With some mystery surrounding the UK’s process for choosing its reps in recent years, it was interesting then to discover the 2016 British act would be found in an open submission from the public.
“Yes,” says Mr Peach. “Funnily, I’d just emailed a chap from the Beeb whose name I’d tracked down in the summer to ask about how to step up to the plate for the ol’ Royaume Uni and he replied that they were about to announce a big contest to find The One, culminating in a shortlist formed with help from the biggest Eurovision fanclub in the world, the OGAE, as well as the British Academy of Songwriters, Composers and Authors which has showcased the competition to its members. So I watched the press and got writing.”
And how do you write a Eurovision hit?
“By being yourself, I think. Or at least, understanding that a song and an act cobbled together with some sort of ‘strategy’ in mind will look obviously not the real deal. So I’ve simply fired up the Momo machine and cranked it to Full Pop. Full Pop and be damned, I say.”

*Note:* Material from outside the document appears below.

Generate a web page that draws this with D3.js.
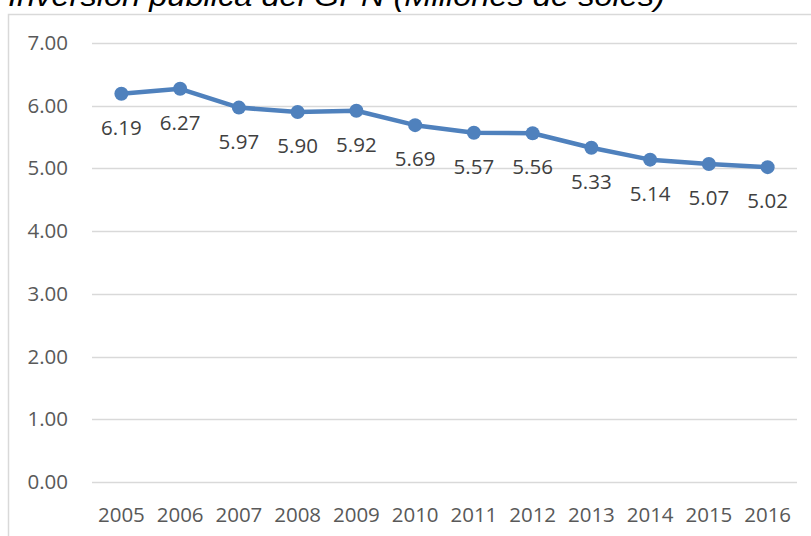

The song that Momo:tempo is showcasing is a typical production for Mr Peach’s style, with lush brass and string arrangements – thanks to faithful Momo maestros Pat Hayes and Pete Whitfield respectively – as well as guest appearances from Ben Taylor on upright bass and Martin Rice on lead guitar.
“Rescue is the full Momo, yes,” says Timo, “but condensed into this wham-bam three minute rule. Writing for three minutes dead is a challenge but a fair one for pop – you just have to find a way to tell a story with authentic conviction without it feeling contrived. A toughie. In the end, Rescue won me over for it’s big riff and energetic sassiness, coupled with some odd little kernel of sincerity touching home in the middle of it. It would be a belter to get to share at the shortlist.”
The process involved sending video evidence of the performance and song.
“They wanted to see you do it, essentially” Mr Peach explains. “The production of both song and film didn’t have to be pro as such, just a convincing example of how the song and performer could work. So I returned from a week in the Gulf on other creative business and negotiated an hour in Thinking Juice Advertising’s down-at-heel garage on a wet Sunday afternoon to shoot a guerilla proof of performance for the song with Ben, Martin and also Mark on drums. The things we do.”
A video masterminded on the hoof and subsequently edited overnight by filmmaker and chum Graham Wood. “Graham and I have shared an avante garde stage nearly two decades ago, by total coincidence; but we only actually met a few years back through Martin. Graham just calmly jumped into the no-frills, low-tech shoot and grabbed the spirit of it marvelously. Yes, I’m looking the usual daft booby, but the energy in the edit he then pulled together is great great fun. We love it.”
But Timo found himself bringing a little something else to the performance.
“A dirty great plaster on my head,” he says flatly, raising the appropriate eyebrow. “A week before, I’d been out on the Solent in a boat with chums and had the unluckiest of daft marine accidents, and the luckiest of escapes – I was hit by the boom” he grimmaces. “Something that can easily be fatal. Somehow I didn’t go into the drink and my thick head only needed gluing together in a bit of a dash to Lymington hospital. But I was fine. You can’t see in the film, sadly, but I painted a Union flag on it. Hoped it might catch on.”